Nuestro hombre [Lula], como un fénix, renació de sus cenizas durante su segundo mandato. Terminaba su presidencia con una tasa de aceptación muy elevada. En el mismo momento en que eligió a su sucesora [Dilma Rousseff], desorganizaba la casi totalidad del movimiento de oposición. Era difícil oponerse al exlíder obrero salido de la metalurgia, cuya solidez se había construido durante los años 1970 y 1980 [en los movimientos huelguistas, en particular en la región llamada el ABC, alrededor de Sao Paulo, y contra la dictadura en declive, en los años 1980]. ¿Quién se acuerda de su situación en 2005, empantanado en el mensalao de los pagos mensuales efectuados por dirigentes del PT a las direcciones de diferentes partidos tradicionales de derechas para obtener una mayoría en las dos cámaras legislativas? Quienes se acuerdan del final de su mandato, en 2006, sabían que estaban ante una variante de políticos brasileños que eran al mismo tiempo muy tradicionales y muy relevantes.
Aunque Dilma Rousseff, su criatura política, una combinación de Dama de Hierro y de gestora, logró ganar las elecciones, sabemos que le faltaba algo: ese anclaje social que Lula continuaba teniendo.
Con paciencia, con espíritu crítico y mucha persistencia, los movimientos sociales han logrado superar este difícil ciclo [de los años 1990 y comienzos de 2000]. Han acabado por darse cuenta de que, más allá del crecimiento económico, del mito falaz de la “nueva clase media”, hay una realidad profundamente difícil, crítica, en todas las esferas de la vida cotidiana de los asalariados y asalariadas. Esto se puede ver en la salud pública, que es atacada; en la enseñanza pública que es privada de inversiones; en la vida absurda en el seno de las grandes ciudades, congestionadas por el tráfico de coches con el impulso de los estimulantes antiecológicos del gobierno del PT [sistema de créditos para la compra de vehículos y de apoyos tanto indirectos como directos al sector automóvil]. Se ve en la violencia que no ha dejado de crecer [de ahí la reivindicación de seguridad, retomada incluso por sectores populares] y también en los transportes públicos que son relativamente los más caros y precarios del mundo, al menos en lo que a los países emergentes se refiere.

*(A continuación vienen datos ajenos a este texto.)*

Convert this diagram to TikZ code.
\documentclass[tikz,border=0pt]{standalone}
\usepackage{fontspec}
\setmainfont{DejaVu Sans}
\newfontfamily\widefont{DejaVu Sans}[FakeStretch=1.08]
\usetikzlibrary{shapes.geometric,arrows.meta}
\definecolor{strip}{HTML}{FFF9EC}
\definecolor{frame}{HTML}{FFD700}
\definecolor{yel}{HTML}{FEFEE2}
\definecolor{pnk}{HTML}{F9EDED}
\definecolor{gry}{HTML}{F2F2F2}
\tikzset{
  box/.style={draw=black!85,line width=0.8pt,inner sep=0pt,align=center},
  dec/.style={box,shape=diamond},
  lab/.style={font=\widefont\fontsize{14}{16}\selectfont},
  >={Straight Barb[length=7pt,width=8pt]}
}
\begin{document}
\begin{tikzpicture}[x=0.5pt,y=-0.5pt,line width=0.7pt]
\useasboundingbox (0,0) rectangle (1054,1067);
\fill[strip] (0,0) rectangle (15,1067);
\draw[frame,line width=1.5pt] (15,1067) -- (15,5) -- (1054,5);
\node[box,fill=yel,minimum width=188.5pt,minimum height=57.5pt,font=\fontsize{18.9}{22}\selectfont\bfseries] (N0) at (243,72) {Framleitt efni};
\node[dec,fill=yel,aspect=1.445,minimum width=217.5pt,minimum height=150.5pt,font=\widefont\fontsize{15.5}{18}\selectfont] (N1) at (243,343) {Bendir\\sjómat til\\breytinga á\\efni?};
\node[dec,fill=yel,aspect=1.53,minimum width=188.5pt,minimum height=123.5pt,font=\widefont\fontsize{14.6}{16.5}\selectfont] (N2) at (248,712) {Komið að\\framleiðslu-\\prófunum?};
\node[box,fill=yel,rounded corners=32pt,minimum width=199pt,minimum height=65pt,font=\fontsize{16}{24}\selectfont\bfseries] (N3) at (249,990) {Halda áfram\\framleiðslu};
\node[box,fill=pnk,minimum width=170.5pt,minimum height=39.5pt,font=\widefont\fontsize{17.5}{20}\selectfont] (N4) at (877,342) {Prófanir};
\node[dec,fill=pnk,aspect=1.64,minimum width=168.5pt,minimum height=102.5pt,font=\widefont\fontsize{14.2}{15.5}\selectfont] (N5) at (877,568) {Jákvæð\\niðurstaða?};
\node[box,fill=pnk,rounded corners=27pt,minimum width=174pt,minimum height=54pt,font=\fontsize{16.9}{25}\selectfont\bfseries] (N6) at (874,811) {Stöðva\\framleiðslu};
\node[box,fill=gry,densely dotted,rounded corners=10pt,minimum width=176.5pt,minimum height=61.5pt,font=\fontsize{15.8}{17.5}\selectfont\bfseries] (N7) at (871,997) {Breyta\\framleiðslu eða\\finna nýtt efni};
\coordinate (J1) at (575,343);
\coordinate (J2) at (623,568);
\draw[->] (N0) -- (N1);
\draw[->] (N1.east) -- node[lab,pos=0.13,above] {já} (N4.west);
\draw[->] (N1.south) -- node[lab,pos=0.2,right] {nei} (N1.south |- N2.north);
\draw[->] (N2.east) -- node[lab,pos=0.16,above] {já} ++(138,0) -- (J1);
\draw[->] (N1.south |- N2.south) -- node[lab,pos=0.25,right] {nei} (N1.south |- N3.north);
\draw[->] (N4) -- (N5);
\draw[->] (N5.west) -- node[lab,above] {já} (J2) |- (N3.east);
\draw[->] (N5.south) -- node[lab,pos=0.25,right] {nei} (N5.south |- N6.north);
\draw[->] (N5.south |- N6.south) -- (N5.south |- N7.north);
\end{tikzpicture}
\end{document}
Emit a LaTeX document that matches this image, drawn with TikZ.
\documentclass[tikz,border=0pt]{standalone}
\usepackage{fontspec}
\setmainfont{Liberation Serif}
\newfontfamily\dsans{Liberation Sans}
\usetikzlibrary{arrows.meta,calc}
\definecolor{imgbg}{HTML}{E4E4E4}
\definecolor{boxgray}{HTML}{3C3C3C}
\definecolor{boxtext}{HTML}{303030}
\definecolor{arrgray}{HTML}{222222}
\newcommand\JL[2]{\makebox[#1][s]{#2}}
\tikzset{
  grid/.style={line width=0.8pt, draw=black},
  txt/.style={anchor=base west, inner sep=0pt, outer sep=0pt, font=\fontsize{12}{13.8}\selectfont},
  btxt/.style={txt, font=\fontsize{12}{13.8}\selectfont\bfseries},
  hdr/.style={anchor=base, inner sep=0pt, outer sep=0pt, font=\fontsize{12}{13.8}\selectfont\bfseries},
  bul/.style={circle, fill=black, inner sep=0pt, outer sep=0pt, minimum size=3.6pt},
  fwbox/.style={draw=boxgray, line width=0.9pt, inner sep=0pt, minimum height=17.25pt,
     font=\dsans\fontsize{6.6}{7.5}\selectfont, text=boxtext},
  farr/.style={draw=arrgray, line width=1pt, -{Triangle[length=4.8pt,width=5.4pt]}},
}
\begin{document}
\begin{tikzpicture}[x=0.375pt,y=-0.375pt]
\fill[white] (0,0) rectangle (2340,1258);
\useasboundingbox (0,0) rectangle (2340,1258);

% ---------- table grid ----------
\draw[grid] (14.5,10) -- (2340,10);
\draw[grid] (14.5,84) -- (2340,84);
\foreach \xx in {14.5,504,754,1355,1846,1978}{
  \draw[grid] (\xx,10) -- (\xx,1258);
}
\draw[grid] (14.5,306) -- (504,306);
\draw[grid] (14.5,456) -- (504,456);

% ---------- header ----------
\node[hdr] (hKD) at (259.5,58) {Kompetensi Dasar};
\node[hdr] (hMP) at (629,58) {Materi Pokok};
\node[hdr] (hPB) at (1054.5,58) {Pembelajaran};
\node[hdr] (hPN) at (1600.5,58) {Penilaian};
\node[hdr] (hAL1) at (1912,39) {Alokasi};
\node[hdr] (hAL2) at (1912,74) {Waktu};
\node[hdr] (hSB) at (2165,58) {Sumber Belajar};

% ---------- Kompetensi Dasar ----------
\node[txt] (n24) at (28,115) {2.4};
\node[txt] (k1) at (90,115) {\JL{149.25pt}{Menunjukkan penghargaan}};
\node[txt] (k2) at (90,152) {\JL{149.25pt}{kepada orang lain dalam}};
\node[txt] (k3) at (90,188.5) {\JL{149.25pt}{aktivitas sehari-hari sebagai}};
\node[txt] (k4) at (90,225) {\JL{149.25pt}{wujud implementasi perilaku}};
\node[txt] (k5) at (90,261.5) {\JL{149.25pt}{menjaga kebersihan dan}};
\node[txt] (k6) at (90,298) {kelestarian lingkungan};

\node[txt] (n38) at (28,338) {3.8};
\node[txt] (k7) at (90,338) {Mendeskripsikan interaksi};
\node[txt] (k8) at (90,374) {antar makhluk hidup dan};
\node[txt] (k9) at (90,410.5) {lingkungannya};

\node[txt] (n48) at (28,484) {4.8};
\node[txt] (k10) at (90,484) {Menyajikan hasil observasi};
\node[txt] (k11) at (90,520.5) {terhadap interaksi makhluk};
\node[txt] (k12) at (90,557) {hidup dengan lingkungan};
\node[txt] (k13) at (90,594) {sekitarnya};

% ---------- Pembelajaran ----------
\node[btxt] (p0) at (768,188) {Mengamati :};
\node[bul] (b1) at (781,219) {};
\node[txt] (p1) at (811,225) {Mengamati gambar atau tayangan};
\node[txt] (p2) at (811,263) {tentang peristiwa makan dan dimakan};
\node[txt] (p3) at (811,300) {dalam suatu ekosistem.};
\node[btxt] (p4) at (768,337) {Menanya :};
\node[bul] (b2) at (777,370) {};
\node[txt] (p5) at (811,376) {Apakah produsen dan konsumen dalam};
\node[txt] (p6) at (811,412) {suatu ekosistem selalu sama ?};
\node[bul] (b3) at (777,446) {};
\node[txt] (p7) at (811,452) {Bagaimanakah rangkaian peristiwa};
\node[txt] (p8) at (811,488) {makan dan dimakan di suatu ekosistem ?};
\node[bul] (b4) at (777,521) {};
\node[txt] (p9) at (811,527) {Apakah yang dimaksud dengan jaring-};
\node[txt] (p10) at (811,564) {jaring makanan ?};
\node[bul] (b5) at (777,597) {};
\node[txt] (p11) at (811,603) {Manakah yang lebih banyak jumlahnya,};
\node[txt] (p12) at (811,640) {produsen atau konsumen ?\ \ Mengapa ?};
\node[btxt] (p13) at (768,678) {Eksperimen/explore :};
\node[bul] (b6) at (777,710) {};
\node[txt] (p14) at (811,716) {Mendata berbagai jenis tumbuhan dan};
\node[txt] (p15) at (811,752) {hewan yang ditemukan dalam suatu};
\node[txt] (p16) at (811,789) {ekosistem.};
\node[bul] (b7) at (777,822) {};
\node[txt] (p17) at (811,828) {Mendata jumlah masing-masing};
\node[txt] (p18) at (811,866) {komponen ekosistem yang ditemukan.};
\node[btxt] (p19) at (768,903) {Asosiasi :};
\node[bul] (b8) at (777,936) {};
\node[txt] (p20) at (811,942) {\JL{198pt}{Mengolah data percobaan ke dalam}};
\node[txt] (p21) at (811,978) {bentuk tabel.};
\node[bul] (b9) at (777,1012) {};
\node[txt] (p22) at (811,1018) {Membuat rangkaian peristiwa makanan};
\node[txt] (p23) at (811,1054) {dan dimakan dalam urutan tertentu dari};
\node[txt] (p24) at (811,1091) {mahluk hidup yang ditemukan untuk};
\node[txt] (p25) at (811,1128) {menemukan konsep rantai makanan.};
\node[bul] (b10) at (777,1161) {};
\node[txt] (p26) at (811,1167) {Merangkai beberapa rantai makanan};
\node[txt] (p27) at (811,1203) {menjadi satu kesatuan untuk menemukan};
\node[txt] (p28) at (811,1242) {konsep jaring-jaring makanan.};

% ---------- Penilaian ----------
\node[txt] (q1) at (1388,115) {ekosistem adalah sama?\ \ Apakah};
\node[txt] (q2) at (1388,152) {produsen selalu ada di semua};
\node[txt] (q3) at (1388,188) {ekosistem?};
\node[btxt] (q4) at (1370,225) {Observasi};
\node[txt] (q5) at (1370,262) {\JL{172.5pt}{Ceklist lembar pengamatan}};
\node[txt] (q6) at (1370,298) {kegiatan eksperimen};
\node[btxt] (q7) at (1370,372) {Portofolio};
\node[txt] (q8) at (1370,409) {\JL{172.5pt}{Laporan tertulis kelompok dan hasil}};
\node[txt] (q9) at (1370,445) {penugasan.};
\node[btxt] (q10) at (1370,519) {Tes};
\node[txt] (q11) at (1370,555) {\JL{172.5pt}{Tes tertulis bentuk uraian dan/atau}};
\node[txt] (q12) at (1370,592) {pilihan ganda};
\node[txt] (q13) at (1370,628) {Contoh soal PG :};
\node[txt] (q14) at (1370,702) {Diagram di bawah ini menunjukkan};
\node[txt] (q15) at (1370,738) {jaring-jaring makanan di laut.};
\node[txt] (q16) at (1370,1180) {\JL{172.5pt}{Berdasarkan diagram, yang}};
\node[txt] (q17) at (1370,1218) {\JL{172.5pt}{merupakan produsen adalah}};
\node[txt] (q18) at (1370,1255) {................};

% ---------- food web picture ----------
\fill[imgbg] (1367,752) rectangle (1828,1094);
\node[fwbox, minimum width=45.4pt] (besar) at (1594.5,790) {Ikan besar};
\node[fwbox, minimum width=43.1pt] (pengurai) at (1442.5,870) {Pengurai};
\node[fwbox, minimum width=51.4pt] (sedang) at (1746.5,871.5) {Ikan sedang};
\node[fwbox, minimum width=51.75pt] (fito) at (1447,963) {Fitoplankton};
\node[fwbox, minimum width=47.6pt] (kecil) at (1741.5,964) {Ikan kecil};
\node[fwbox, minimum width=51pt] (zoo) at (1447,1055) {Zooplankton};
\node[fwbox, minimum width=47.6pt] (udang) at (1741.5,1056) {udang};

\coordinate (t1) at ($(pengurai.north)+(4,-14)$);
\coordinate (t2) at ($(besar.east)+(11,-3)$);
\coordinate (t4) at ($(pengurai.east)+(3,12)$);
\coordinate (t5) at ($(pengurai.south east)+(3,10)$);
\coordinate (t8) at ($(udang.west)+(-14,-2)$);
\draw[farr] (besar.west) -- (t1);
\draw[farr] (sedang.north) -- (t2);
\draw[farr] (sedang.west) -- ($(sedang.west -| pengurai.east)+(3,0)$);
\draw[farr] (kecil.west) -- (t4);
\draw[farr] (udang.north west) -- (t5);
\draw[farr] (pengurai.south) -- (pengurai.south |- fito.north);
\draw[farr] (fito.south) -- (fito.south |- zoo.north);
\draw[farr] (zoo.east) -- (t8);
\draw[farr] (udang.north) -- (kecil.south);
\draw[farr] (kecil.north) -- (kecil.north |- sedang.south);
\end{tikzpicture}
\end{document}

Se ve también en la “blanqueada” Copa del Mundo de fútbol [alusión a quienes controlan la FIFA y a la operación económica del mundial], sin Negros y pobres en los estadios [recién construidos], que han enriquecido y enriquecen a los empresarios y que, en el caso del estadio Joao Havelange en Río de Janeiro [dirigente de la FIFA anterior a Sepp Blatter y antiguo miembro del Comité Olímpico, que reside en Lausanna], ha hecho la demostración del fracaso de la ingeniería [el estadio construido entre 2003 y 2007 ha costado seis veces más de lo previsto y ha sido cerrado en marzo de 2013 debido a sus defectos estructurales, que podían llevar a su hundimiento y a un peligro evidente para los espectadores, incluidos los que estaban en las tribunas VIP]. Se ve en los asalariados y asalariadas que se endeudan para consumir y que ven sus salarios evaporarse bajo el efecto de la inflación. Se ve en el foso gigantesco que existe entre la representación política tradicional y el clamor que surge hoy en la calle. Se constata en la brutalidad y la violencia extrema de la policía militar de Alckmin [gobernador del estado de Sao Paulo], con el apoyo del alcalde de la ciudad, miembro del PT, Haddad. Estas consideraciones permiten comprender por qué el movimiento de masas ha superado un umbral y es tan bien acogido entre la población. Cualesquiera que sea la evolución de estos movimientos de masas, Brasil no será ya jamás el mismo. Nos encontramos solo ante la primera etapa.